A volley of blue confetti flew into the air, various people shouted ‘it’s a boy!’ – presumably for the benefit of any guests with a serious eye impediment – and then everyone stood there not knowing what to do.

‘Worst thing about it,’ moaned my mate, ‘was that everyone went inside and I had to spend the next 25 minutes picking confetti off the decking’.

I’ve not got anything against anyone who chooses to do this kind of thing.

It’s just that I’m a bit miserable, and tight too, and the thought of shelling out 150 quid – a sum my dad would have baulked at paying for a fortnight’s holiday in France with a new car thrown in – to discover something you can find out for free when the little thing plops out after nine months makes me uneasy.
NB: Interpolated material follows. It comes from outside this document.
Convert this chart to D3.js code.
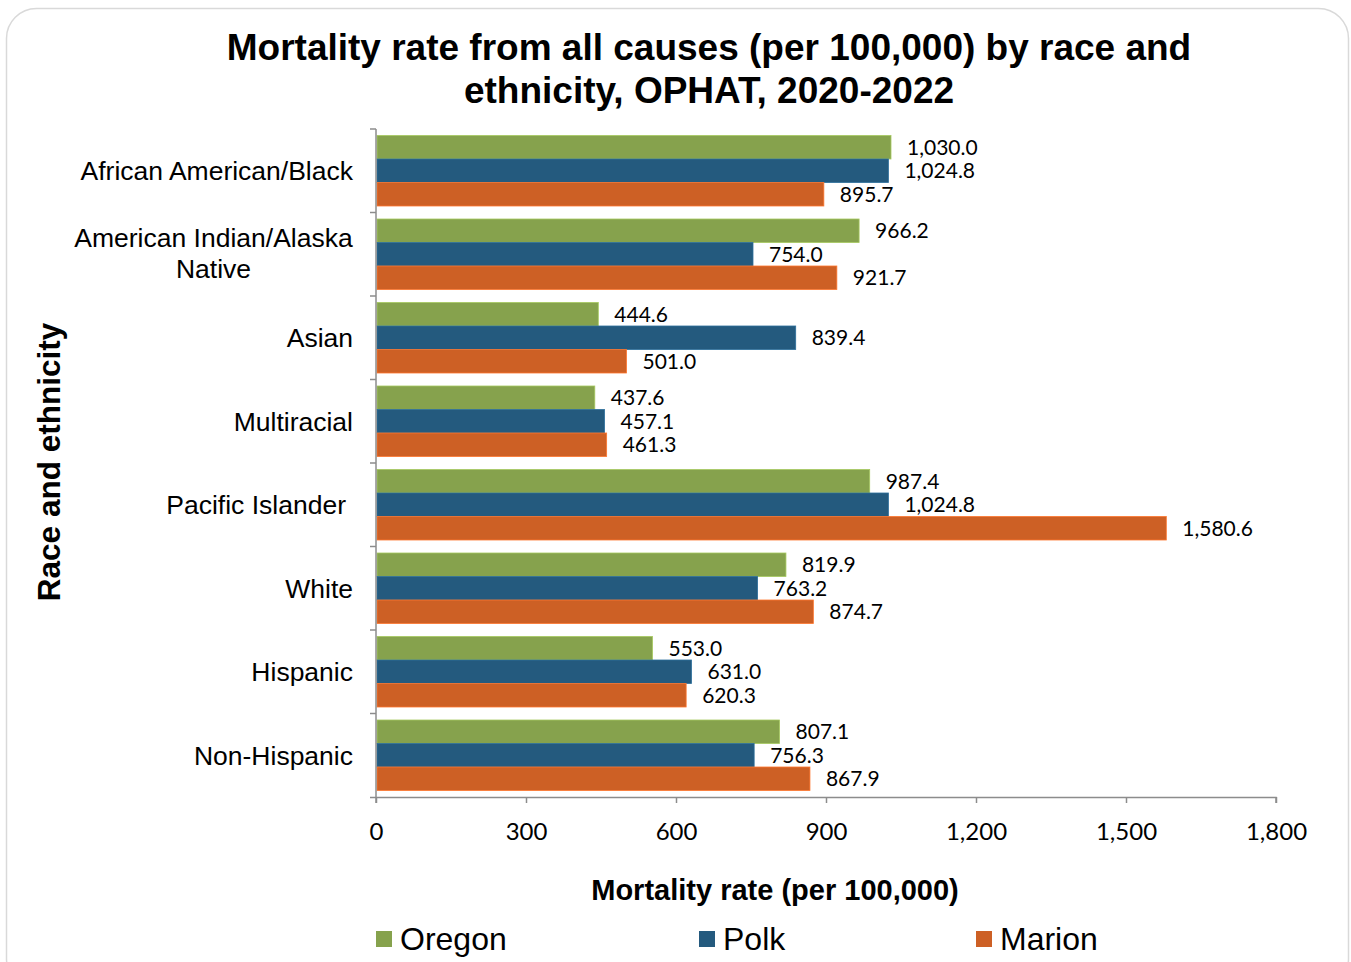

But I think I’m in a minority because I did a little research on gender reveals and found they are becoming more of a thing among younger couples.

Apparently it’s linked to social media. More than 500,000 videos of expectant couples firing coloured confetti into the air were uploaded to YouTube last year. So in other words people want something visual to mark the moment because it’s no fun at all getting a short video of a nurse saying, ‘Mrs Jones, you’re going to have a girl’. No way will that get as many likes on Facebook.
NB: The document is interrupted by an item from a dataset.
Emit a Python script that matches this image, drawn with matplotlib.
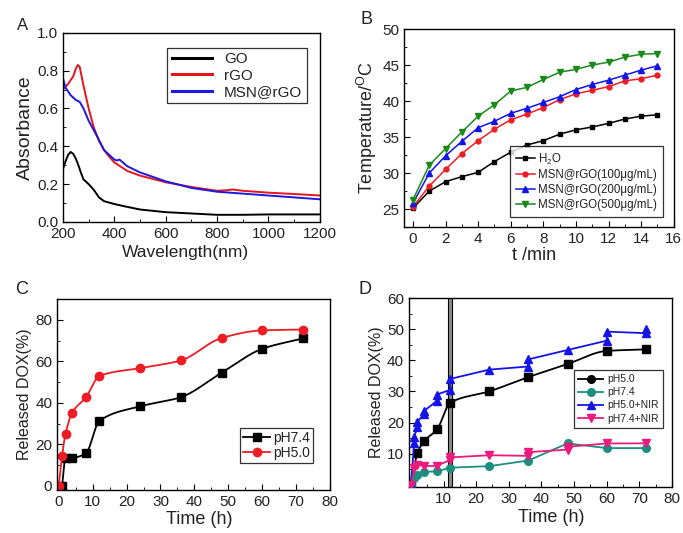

But a cannon isn’t the only way of revealing what sex baby you’re having.

According to Wikipedia, ‘The most common form of revelation of a fetus' gender is through the cutting of the cake which will show an inside appearance of either blue or pink’.

What is going on with society? It’s a matter of time before someone hires the Red Arrows to fly over their back garden trailing a certain colour of smoke.

As for babies, as you may know I now have two children: a two-and-a-half year old who spends 83 per cent of her time hurling herself to the floor and screaming at the top of her voice ‘I WANT A SNACK’ and a four-month-old who specialises in waking at 1am and 4.30am every night and then – and this is incredibly annoying – spends all day blissfully sleeping.

Mrs C, the other day, looked at the youngest – Wilf – and remarked, misty-eyed, ‘oh he’s growing up so quickly – do you think we should have another?’

I replied, ‘over my dead body’.

We will not be in need of a confetti cannon any time soon.